Richard Shaul Woodruff (born March 22, 1913; died April 23, 2016) was a civil engineer for Southern Company and a volunteer adviser for the Village Creek Society, working to alleviate flooding along its course through Birmingham.

Woodruff graduated from high school in Binghamton, New York in 1931 and hoped to study engineering at Cornell University, but could not afford the $400 a semester for tuition, so he enrolled in advanced classes from the high school during the summer. A classmate showed him a course catalog from the University of Alabama where he learned that the engineering department was headed by a Cornell graduate and the civil engineering program included the same courses, but for $88 a semester for out-of-state students. He and three friends from Binghamton were accepted and traveled together to Tuscaloosa in a Ford roadster in the fall of 1932.

Woodruff completed his bachelor's in civil engineering in 1937 and was hired two weeks later at Alabama Power. During World War II he tried to enlist in the U.S. Navy but was underweight. Instead he worked for the Bechtel McComb Aircraft Corporation in Birmingham for two years, designing modifications to B-24 bombers.
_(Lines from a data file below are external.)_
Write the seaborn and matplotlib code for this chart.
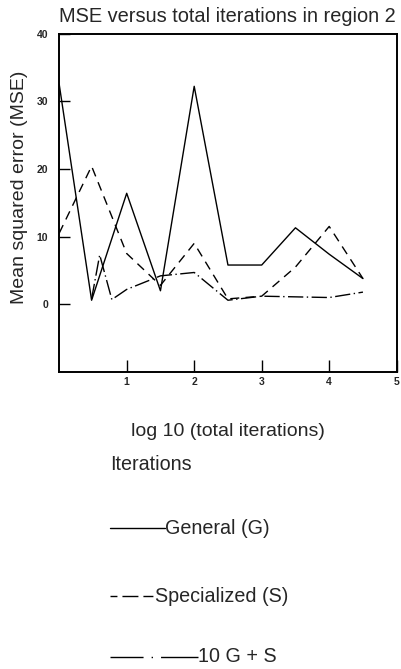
import matplotlib
matplotlib.use("Agg")
import matplotlib.pyplot as plt
from matplotlib.lines import Line2D
import seaborn as sns
import pandas as pd

# ---- data ----
x_general = [0.0, 0.48, 1.0, 1.5, 2.0, 2.5, 3.0, 3.5, 4.0, 4.5]
y_general = [32.5, 0.6, 16.4, 2.0, 32.2, 5.8, 5.8, 11.3, 7.4, 3.8]

x_special = [0.0, 0.48, 1.0, 1.5, 2.0, 2.5, 3.0, 3.5, 4.0, 4.5]
y_special = [10.5, 20.4, 7.5, 2.8, 9.0, 0.8, 1.2, 5.5, 11.5, 3.8]

x_combo = [0.48, 0.6, 0.78, 1.0, 1.5, 2.0, 2.5, 3.0, 3.5, 4.0, 4.5]
y_combo = [0.8, 7.3, 0.7, 2.2, 4.2, 4.7, 0.6, 1.2, 1.1, 1.0, 1.8]

series_labels = ["General (G)", "Specialized (S)", "10 G + S"]
x_ticks = [1, 2, 3, 4, 5]
y_ticks = [0, 10, 20, 30, 40]

sns.set_style("white")
plt.rcParams["font.family"] = ["Liberation Sans", "DejaVu Sans"]

fig = plt.figure(figsize=(4.02, 6.69), dpi=100)
ax = fig.add_axes([59.2 / 402, 1 - 372 / 669, (396.7 - 59.2) / 402, (372 - 33.5) / 669])

df_g = pd.DataFrame({"x": x_general, "y": y_general})
df_s = pd.DataFrame({"x": x_special, "y": y_special})
df_c = pd.DataFrame({"x": x_combo, "y": y_combo})

sns.lineplot(data=df_g, x="x", y="y", ax=ax, color="black", lw=1.0,
             estimator=None, sort=False)
sns.lineplot(data=df_s, x="x", y="y", ax=ax, color="black", lw=1.0,
             estimator=None, sort=False, linestyle=(0, (6.5, 4.5)))
sns.lineplot(data=df_c, x="x", y="y", ax=ax, color="black", lw=1.0,
             estimator=None, sort=False, linestyle=(0, (11, 2.5, 1, 2.5)))

ax.set_xlim(0, 5)
ax.set_ylim(-10, 40)
ax.set_xticks(x_ticks)
ax.set_xticklabels([str(t) for t in x_ticks], fontsize=7.5, fontweight="bold")
ax.set_yticks(y_ticks)
ax.set_yticklabels([str(t) for t in y_ticks], fontsize=7.5, fontweight="bold")
ax.tick_params(axis="x", bottom=True, direction="in", length=8.5, width=1.0,
               pad=3.5, color="black")
ax.tick_params(axis="y", left=True, direction="in", length=8, width=1.0,
               pad=8, color="black")
for s in ax.spines.values():
    s.set_color("black")
    s.set_linewidth(1.4)
    s.set_visible(True)

ax.set_xlabel("log 10 (total iterations)", fontsize=14)
ax.set_ylabel("Mean squared error (MSE)", fontsize=14)
ax.yaxis.set_label_coords(-0.092, 0.547)
ax.xaxis.set_label_coords(0.5, -0.151)

fig.text(59 / 402, 1 - 17 / 669, "MSE versus total iterations in region 2",
         fontsize=14.4, ha="left", va="center")

# ---- legend-like key below the chart ----
fs = 14.2
fig.text(110 / 402, 1 - 465 / 669, "Iterations", fontsize=fs, ha="left", va="center")
key_y = [528, 596, 657]
key_x1 = [165, 155, 198]
key_styles = ["-", (0, (5, 3.6, 11.5, 3.6, 7.2, 10)), (0, (23.8, 5.8, 1, 5.8, 30, 5))]
for yy, x1, st, lab in zip(key_y, key_x1, key_styles, series_labels):
    fy = 1 - yy / 669
    fig.add_artist(Line2D([110 / 402, x1 / 402], [fy, fy], transform=fig.transFigure,
                          color="black", lw=1.0, linestyle=st))
    fig.text(x1 / 402, fy, lab, fontsize=fs, ha="left", va="center")

fig.savefig("out.png", dpi=100)
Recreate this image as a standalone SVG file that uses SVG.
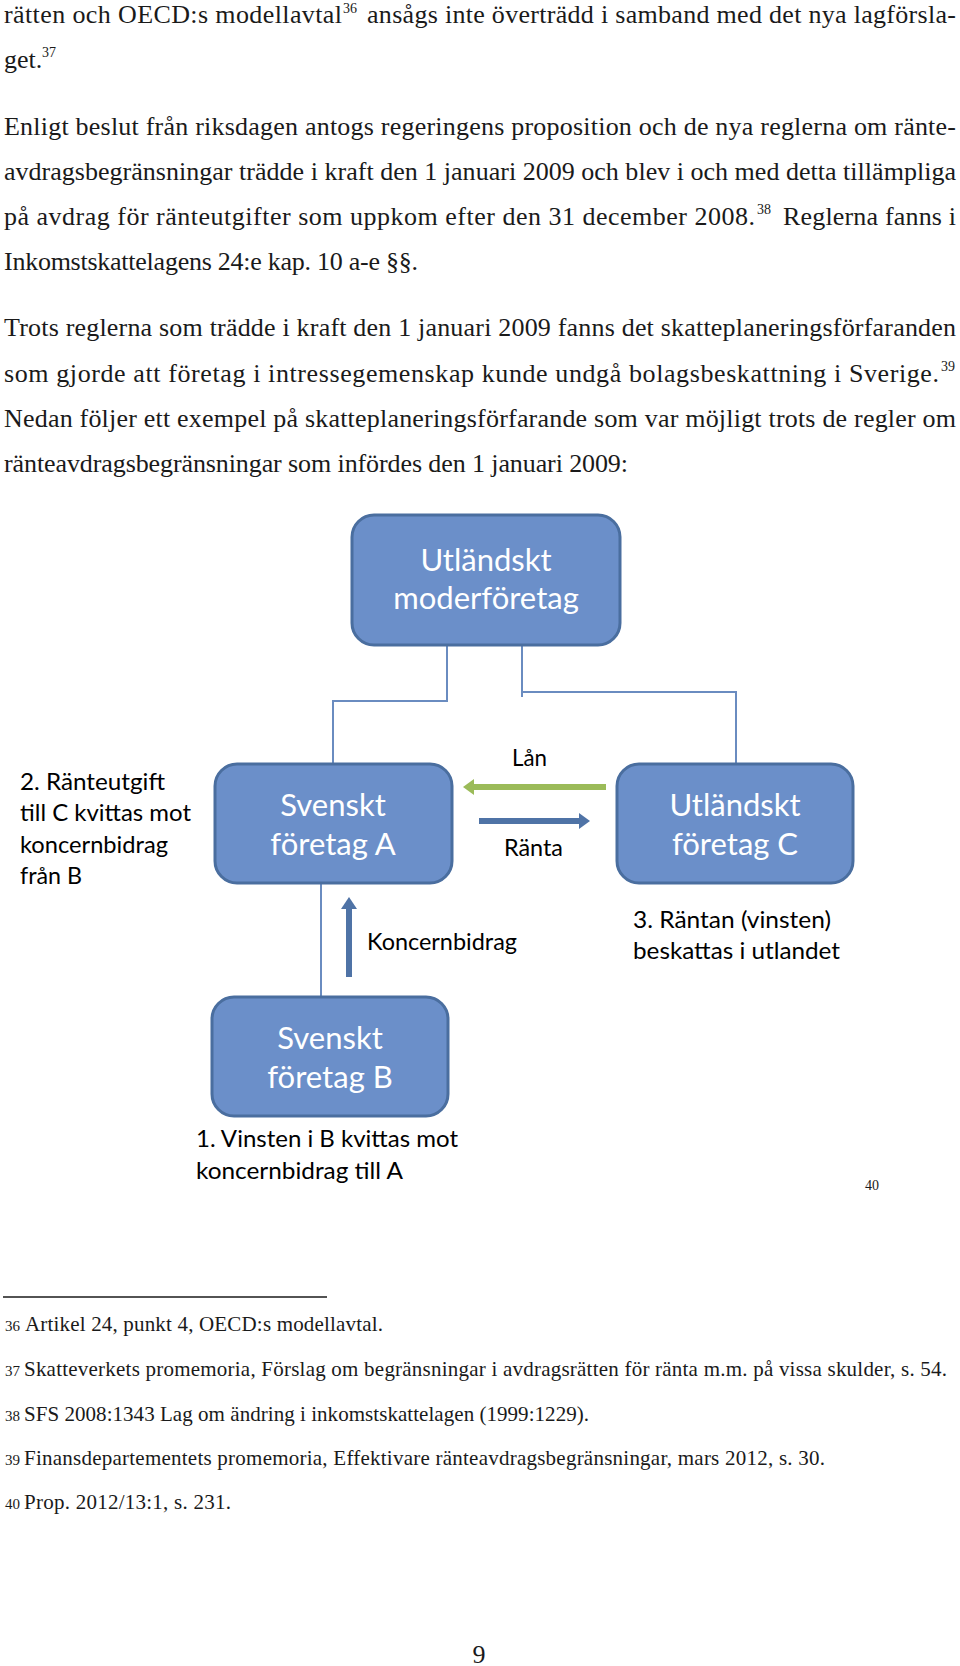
<svg xmlns="http://www.w3.org/2000/svg" width="960" height="1666" viewBox="0 0 960 1666">
<style>
.body{font-family:"Liberation Serif","Times New Roman",serif;font-size:26px;fill:#1a1a1a}
.sup{font-family:"Liberation Serif","Times New Roman",serif;font-size:14px;fill:#1a1a1a}
.fn{font-family:"Liberation Serif","Times New Roman",serif;font-size:21px;fill:#1a1a1a}
.fnum{font-family:"Liberation Serif","Times New Roman",serif;font-size:15px;fill:#1a1a1a}
.box{fill:#6B8FC9;stroke:#4A6E9F;stroke-width:3}
.bt{font-family:Lato,"Open Sans",sans-serif;font-size:31px;fill:#ffffff;text-anchor:middle}
.lbl{font-family:Lato,"Open Sans",sans-serif;font-size:23px;fill:#000000}
.con{fill:none;stroke:#6A8CC0;stroke-width:2}
</style>
<rect x="0" y="0" width="960" height="1666" fill="#ffffff"/>
<g id="text-body">
<text class="body" x="4" y="23" textLength="338" lengthAdjust="spacing">rätten och OECD:s modellavtal</text>
<text class="sup" x="343" y="13">36</text>
<text class="body" x="367" y="23" textLength="589" lengthAdjust="spacing">ansågs inte överträdd i samband med det nya lagförsla-</text>
<text class="body" x="4" y="68">get.</text>
<text class="sup" x="42" y="57">37</text>
<text class="body" x="4" y="135" textLength="952" lengthAdjust="spacing">Enligt beslut från riksdagen antogs regeringens proposition och de nya reglerna om ränte-</text>
<text class="body" x="4" y="180" textLength="952" lengthAdjust="spacing">avdragsbegränsningar trädde i kraft den 1 januari 2009 och blev i och med detta tillämpliga</text>
<text class="body" x="4" y="225" textLength="751" lengthAdjust="spacing">på avdrag för ränteutgifter som uppkom efter den 31 december 2008.</text>
<text class="sup" x="757" y="214">38</text>
<text class="body" x="783" y="225" textLength="173" lengthAdjust="spacing">Reglerna fanns i</text>
<text class="body" x="4" y="270" textLength="414" lengthAdjust="spacing">Inkomstskattelagens 24:e kap. 10 a-e §§.</text>
<text class="body" x="4" y="336" textLength="952" lengthAdjust="spacing">Trots reglerna som trädde i kraft den 1 januari 2009 fanns det skatteplaneringsförfaranden</text>
<text class="body" x="4" y="382" textLength="935" lengthAdjust="spacing">som gjorde att företag i intressegemenskap kunde undgå bolagsbeskattning i Sverige.</text>
<text class="sup" x="941" y="371">39</text>
<text class="body" x="4" y="427" textLength="952" lengthAdjust="spacing">Nedan följer ett exempel på skatteplaneringsförfarande som var möjligt trots de regler om</text>
<text class="body" x="4" y="472" textLength="624" lengthAdjust="spacing">ränteavdragsbegränsningar som infördes den 1 januari 2009:</text>
</g>
<g id="connectors">
<polyline class="con" points="447,645 447,701 333,701 333,764"/>
<polyline class="con" points="522,645 522,697"/>
<polyline class="con" points="522,692 736,692 736,764"/>
<line class="con" x1="321" y1="883" x2="321" y2="997"/>
<g id="arrow-lan">
<line x1="472" y1="787" x2="606" y2="787" stroke="#9BBB59" stroke-width="6"/>
<polygon points="463,787 474,779 474,795" fill="#9BBB59"/>
</g>
<g id="arrow-ranta">
<line x1="479" y1="821" x2="580" y2="821" stroke="#4F73A6" stroke-width="6"/>
<polygon points="590,821 579,813 579,829" fill="#4F73A6"/>
</g>
<g id="arrow-koncernbidrag">
<line x1="349" y1="977" x2="349" y2="907" stroke="#4F73A6" stroke-width="6"/>
<polygon points="349,897 341,909 357,909" fill="#4F73A6"/>
</g>
</g>
<g id="node-moderforetag">
<rect class="box" x="352" y="515" width="268" height="130" rx="22"/>
<text class="bt" x="486" y="571">Utländskt</text>
<text class="bt" x="486" y="609">moderföretag</text>
</g>
<g id="node-a">
<rect class="box" x="215" y="764" width="237" height="119" rx="22"/>
<text class="bt" x="333" y="816">Svenskt</text>
<text class="bt" x="333" y="855">företag A</text>
</g>
<g id="node-c">
<rect class="box" x="617" y="764" width="236" height="119" rx="22"/>
<text class="bt" x="735" y="816">Utländskt</text>
<text class="bt" x="735" y="855">företag C</text>
</g>
<g id="node-b">
<rect class="box" x="212" y="997" width="236" height="119" rx="22"/>
<text class="bt" x="330" y="1049">Svenskt</text>
<text class="bt" x="330" y="1088">företag B</text>
</g>
<g id="labels">
<text class="lbl" x="512" y="766" textLength="35" lengthAdjust="spacingAndGlyphs">Lån</text>
<text class="lbl" x="504" y="856" textLength="59" lengthAdjust="spacingAndGlyphs">Ränta</text>
<text class="lbl" x="367" y="950" textLength="150" lengthAdjust="spacingAndGlyphs">Koncernbidrag</text>
<text class="lbl" x="20" y="790" textLength="145" lengthAdjust="spacingAndGlyphs">2. Ränteutgift</text>
<text class="lbl" x="20" y="821" textLength="171" lengthAdjust="spacingAndGlyphs">till C kvittas mot</text>
<text class="lbl" x="20" y="853" textLength="148" lengthAdjust="spacingAndGlyphs">koncernbidrag</text>
<text class="lbl" x="20" y="884" textLength="62" lengthAdjust="spacingAndGlyphs">från B</text>
<text class="lbl" x="633" y="928" textLength="198" lengthAdjust="spacingAndGlyphs">3. Räntan (vinsten)</text>
<text class="lbl" x="633" y="959" textLength="207" lengthAdjust="spacingAndGlyphs">beskattas i utlandet</text>
<text class="lbl" x="196" y="1147" textLength="262" lengthAdjust="spacingAndGlyphs">1. Vinsten i B kvittas mot</text>
<text class="lbl" x="196" y="1179" textLength="207" lengthAdjust="spacingAndGlyphs">koncernbidrag till A</text>
</g>
<text class="sup" x="865" y="1190">40</text>
<g id="footnotes">
<line x1="3" y1="1297" x2="327" y2="1297" stroke="#1a1a1a" stroke-width="1.3"/>
<text class="fnum" x="5" y="1331">36</text>
<text class="fn" x="25" y="1331" textLength="358" lengthAdjust="spacing">Artikel 24, punkt 4, OECD:s modellavtal.</text>
<text class="fnum" x="5" y="1376">37</text>
<text class="fn" x="24" y="1376" textLength="923" lengthAdjust="spacing">Skatteverkets promemoria, Förslag om begränsningar i avdragsrätten för ränta m.m. på vissa skulder, s. 54.</text>
<text class="fnum" x="5" y="1421">38</text>
<text class="fn" x="24" y="1421" textLength="565" lengthAdjust="spacing">SFS 2008:1343 Lag om ändring i inkomstskattelagen (1999:1229).</text>
<text class="fnum" x="5" y="1465">39</text>
<text class="fn" x="24" y="1465" textLength="801" lengthAdjust="spacing">Finansdepartementets promemoria, Effektivare ränteavdragsbegränsningar, mars 2012, s. 30.</text>
<text class="fnum" x="5" y="1509">40</text>
<text class="fn" x="24" y="1509" textLength="207" lengthAdjust="spacing">Prop. 2012/13:1, s. 231.</text>
</g>
<text class="body" x="479" y="1663" text-anchor="middle">9</text>
</svg>
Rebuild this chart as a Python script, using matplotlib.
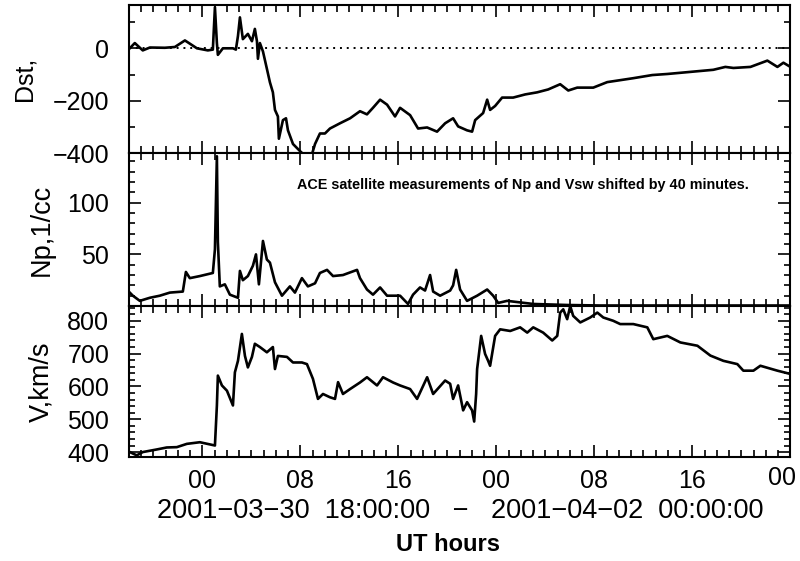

After the war he returned to Southern Company Services and eventually was promoted to manager of the Hydroelectric Plant Planning Section. He was an executive engineer during the design of the Logan Martin Dam, Weiss Dam, Bouldin Dam, Henry Dam, Lay Dam, Smith Dam, Holt Dam, Bankhead Dam and R. L. Harris Dam. He retired in 1978, but continued to work as a consultant with Hendon Engineering Associates until 1998.

In his later life, Woodruff turned his attention to the flooding issues with Village Creek. He thought it was absurd that flood damage kept making the news, but that no one was doing anything to solve the problem. Through the Village Creek Society he prepared designs for a replacement for the Avenue F Bridge and the eroded banks from Avenue F to Avenue W. The society has applied for federal funding to allow those improvements to proceed, but they remain unrealized.

Woodruff and his wife, the former Gwendolyn Robeson of Selma, had two sons, Michael and Richard L. Woodruff. He was buried at Forest Crest Cemetery.